Omit the pictures and return every entry exactly as written.

[Records from a dataset]
• • • •

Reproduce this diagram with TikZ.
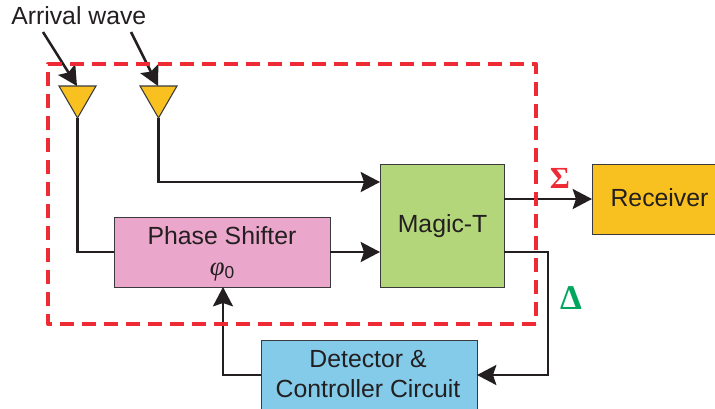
\documentclass[tikz,border=0pt]{standalone}
\usepackage{fontspec}
\setmainfont{Liberation Sans}
\newfontfamily\greekserif{Liberation Serif}
\usetikzlibrary{arrows.meta,calc}
\definecolor{ink}{HTML}{231F20}
\definecolor{edgeink}{HTML}{3A3A3C}
\definecolor{dashred}{HTML}{EE2A35}
\definecolor{gold}{HTML}{F8C11F}
\definecolor{pinkbox}{HTML}{EBA6CB}
\definecolor{greenbox}{HTML}{B3D67A}
\definecolor{bluebox}{HTML}{84CBEA}
\definecolor{deltagreen}{HTML}{00A65D}
\tikzset{
  x=0.75pt,y=-0.75pt,
  block/.style={draw=edgeink,line width=0.9pt,anchor=north west,inner sep=0pt,text=ink,font=\fontsize{18.6}{22}\selectfont,align=center},
  wire/.style={draw=ink,line width=1.9pt,line join=miter},
  arrowwire/.style={wire,-{Stealth[length=14.5pt,width=15pt,inset=2.5pt]}},
  horn/.style={draw=edgeink,line width=0.8pt,fill=gold,line join=miter},
  lbl/.style={text=ink,font=\fontsize{18.6}{22}\selectfont,inner sep=0pt},
}
\begin{document}
\begin{tikzpicture}
\useasboundingbox (0,0) rectangle (715,408);
\clip (0,0) rectangle (715,408);
% boxes
\node[block,fill=pinkbox,minimum width=162pt,minimum height=52.5pt] (ps) at (114,217) {};
\node[lbl] (pstext) at (222,236) {Phase Shifter};
\node[lbl,font=\fontsize{15}{18}\selectfont] (phi) at (222,272) {{\greekserif\itshape\fontsize{20}{20}\selectfont φ}\raisebox{-2pt}{\fontsize{13}{15}\selectfont 0}};
\node[block,fill=greenbox,minimum width=93pt,minimum height=92.25pt] (mt) at (380,164) {Magic-T};
\node[block,fill=gold,minimum width=93pt,minimum height=52.5pt] (rx) at (592,164) {};
\node[lbl] (rxtext) at (659.5,198) {Receiver};
\node[block,fill=bluebox,minimum width=162pt,minimum height=53pt] (dc) at (261,340) {};
\node[lbl] (dc1) at (368,359) {Detector \&};
\node[lbl] (dc2) at (368,389) {Controller Circuit};
% horns
\draw[horn] (59,86) -- (96,86) -- (77.5,118) -- cycle;
\draw[horn] (140,86) -- (177,86) -- (158.5,118) -- cycle;
\coordinate (h1) at (77.5,118);
\coordinate (h2) at (158.5,118);
\coordinate (h1top) at (77,86);
\coordinate (h2top) at (158,86);
\coordinate (w1) at (43,32);
\coordinate (w2) at (131,32);
% label
\node[lbl,anchor=west] (arr) at (11,16) {Arrival wave};
% wires
\coordinate (psin) at (114,252);
\coordinate (psout) at (330,252);
\coordinate (mtin1) at (380,182);
\coordinate (mtin2) at (380,252);
\coordinate (mtsum) at (504,199);
\coordinate (rxin) at (592,199);
\coordinate (mtdel) at (504,252);
\coordinate (dcin) at (477,375);
\coordinate (dcout) at (261,375);
\coordinate (psfb) at (223,287);
\draw[wire] (h1) -- (77.5,252) -- (psin);
\draw[arrowwire] (h2) -- (158.5,182) -- (mtin1);
\draw[arrowwire] (psout) -- (mtin2);
\draw[arrowwire] (mtsum) -- (rxin);
\draw[arrowwire] (w1) -- (h1top);
\draw[arrowwire] (w2) -- (h2top);
\draw[arrowwire] (mtdel) -- (548,252) -- (548,375) -- (dcin);
\draw[arrowwire] (dcout) -- (223,375) -- (psfb);
% dashed frame
\draw[draw=dashred,line width=2.5pt,dash pattern=on 10.5pt off 6pt,line join=round] (536,324) -- (48,324) -- (48,64) -- (536,64) -- cycle;
% symbols
\node[text=dashred,inner sep=0pt,font=\greekserif\bfseries\fontsize{23}{26}\selectfont] (sig) at (560,178) {Σ};
\node[text=deltagreen,inner sep=0pt,font=\greekserif\bfseries\fontsize{26}{30}\selectfont] (del) at (571,298) {Δ};
\end{tikzpicture}
\end{document}
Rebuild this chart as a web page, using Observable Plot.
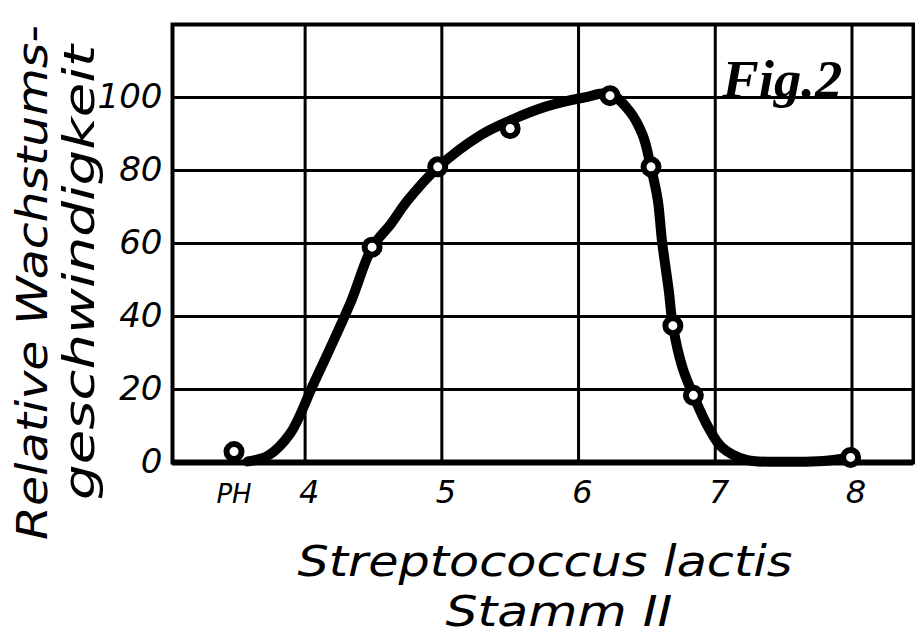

• • • •

__FULL ANSWER__.
Reproduce this diagram with TikZ.
\documentclass[tikz,border=0pt]{standalone}
\usepackage{fontspec}
\setmainfont{Liberation Sans}
\newfontfamily\greekserif{Liberation Serif}
\usetikzlibrary{arrows.meta,calc}
\definecolor{ink}{HTML}{231F20}
\definecolor{edgeink}{HTML}{3A3A3C}
\definecolor{dashred}{HTML}{EE2A35}
\definecolor{gold}{HTML}{F8C11F}
\definecolor{pinkbox}{HTML}{EBA6CB}
\definecolor{greenbox}{HTML}{B3D67A}
\definecolor{bluebox}{HTML}{84CBEA}
\definecolor{deltagreen}{HTML}{00A65D}
\tikzset{
  x=0.75pt,y=-0.75pt,
  block/.style={draw=edgeink,line width=0.9pt,anchor=north west,inner sep=0pt,text=ink,font=\fontsize{18.6}{22}\selectfont,align=center},
  wire/.style={draw=ink,line width=1.9pt,line join=miter},
  arrowwire/.style={wire,-{Stealth[length=14.5pt,width=15pt,inset=2.5pt]}},
  horn/.style={draw=edgeink,line width=0.8pt,fill=gold,line join=miter},
  lbl/.style={text=ink,font=\fontsize{18.6}{22}\selectfont,inner sep=0pt},
}
\begin{document}
\begin{tikzpicture}
\useasboundingbox (0,0) rectangle (715,408);
\clip (0,0) rectangle (715,408);
% boxes
\node[block,fill=pinkbox,minimum width=162pt,minimum height=52.5pt] (ps) at (114,217) {};
\node[lbl] (pstext) at (222,236) {Phase Shifter};
\node[lbl,font=\fontsize{15}{18}\selectfont] (phi) at (222,272) {{\greekserif\itshape\fontsize{20}{20}\selectfont φ}\raisebox{-2pt}{\fontsize{13}{15}\selectfont 0}};
\node[block,fill=greenbox,minimum width=93pt,minimum height=92.25pt] (mt) at (380,164) {Magic-T};
\node[block,fill=gold,minimum width=93pt,minimum height=52.5pt] (rx) at (592,164) {};
\node[lbl] (rxtext) at (659.5,198) {Receiver};
\node[block,fill=bluebox,minimum width=162pt,minimum height=53pt] (dc) at (261,340) {};
\node[lbl] (dc1) at (368,359) {Detector \&};
\node[lbl] (dc2) at (368,389) {Controller Circuit};
% horns
\draw[horn] (59,86) -- (96,86) -- (77.5,118) -- cycle;
\draw[horn] (140,86) -- (177,86) -- (158.5,118) -- cycle;
\coordinate (h1) at (77.5,118);
\coordinate (h2) at (158.5,118);
\coordinate (h1top) at (77,86);
\coordinate (h2top) at (158,86);
\coordinate (w1) at (43,32);
\coordinate (w2) at (131,32);
% label
\node[lbl,anchor=west] (arr) at (11,16) {Arrival wave};
% wires
\coordinate (psin) at (114,252);
\coordinate (psout) at (330,252);
\coordinate (mtin1) at (380,182);
\coordinate (mtin2) at (380,252);
\coordinate (mtsum) at (504,199);
\coordinate (rxin) at (592,199);
\coordinate (mtdel) at (504,252);
\coordinate (dcin) at (477,375);
\coordinate (dcout) at (261,375);
\coordinate (psfb) at (223,287);
\draw[wire] (h1) -- (77.5,252) -- (psin);
\draw[arrowwire] (h2) -- (158.5,182) -- (mtin1);
\draw[arrowwire] (psout) -- (mtin2);
\draw[arrowwire] (mtsum) -- (rxin);
\draw[arrowwire] (w1) -- (h1top);
\draw[arrowwire] (w2) -- (h2top);
\draw[arrowwire] (mtdel) -- (548,252) -- (548,375) -- (dcin);
\draw[arrowwire] (dcout) -- (223,375) -- (psfb);
% dashed frame
\draw[draw=dashred,line width=2.5pt,dash pattern=on 10.5pt off 6pt,line join=round] (536,324) -- (48,324) -- (48,64) -- (536,64) -- cycle;
% symbols
\node[text=dashred,inner sep=0pt,font=\greekserif\bfseries\fontsize{23}{26}\selectfont] (sig) at (560,178) {Σ};
\node[text=deltagreen,inner sep=0pt,font=\greekserif\bfseries\fontsize{26}{30}\selectfont] (del) at (571,298) {Δ};
\end{tikzpicture}
\end{document}
Rebuild this chart as a web page, using Observable Plot.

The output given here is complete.